Autant d’éléments afin donc de démontrer que son tweet était donc une "opinion" légitime au titre de la liberté d’expression et non pas une "injure publique", comme l’accuse aujourd’hui La France insoumise.
La décision du tribunal mise en en délibéré
Installé à gauche du prétoire, Matthieu Davy, l’avocat de LFI, a attendu l’heure de plaider pour tenter de remettre les choses au clair sur les intentions de son client. "L’incident dont a été victime Raphaël Glucksman a été revendiqué par les Jeunes Communistes de la Loire!".
Autrement dit, Raphaël Enthoven a profité de la situation et a instrumentalisé cette affaire, selon lui. Et en tweetant ainsi, s’est donc rendu coupable d’injure. "Tout ce que vous avez entendu cet après-midi n’a donc aucun rapport!". Pas du tout pour Richard Malka.
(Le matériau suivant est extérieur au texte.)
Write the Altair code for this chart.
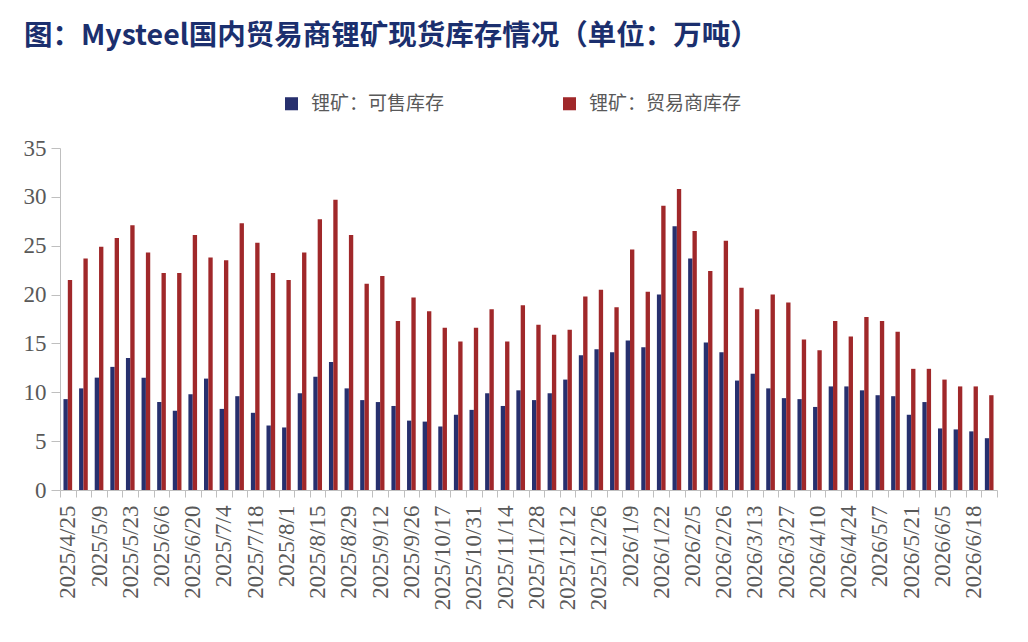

Vers 19 heures, l'avocat de la défense a ouvert le volumineux dossier devant lui pour se mettre à plaider en défense du philosophe sur un thème très simple.
Le tweet de Raphaël Enthoven est de la "critique idéologique qui participe d’un débat national. Rien de plus". Et de citer tous les responsables politiques - dont Gabriel Attal, Premier ministre à l'époque - et tous les intellectuels qui ont parlé de cet événement. Raison pour laquelle, selon lui, il convient purement et simplement de relaxer son client. La décision du tribunal a été mise en délibéré.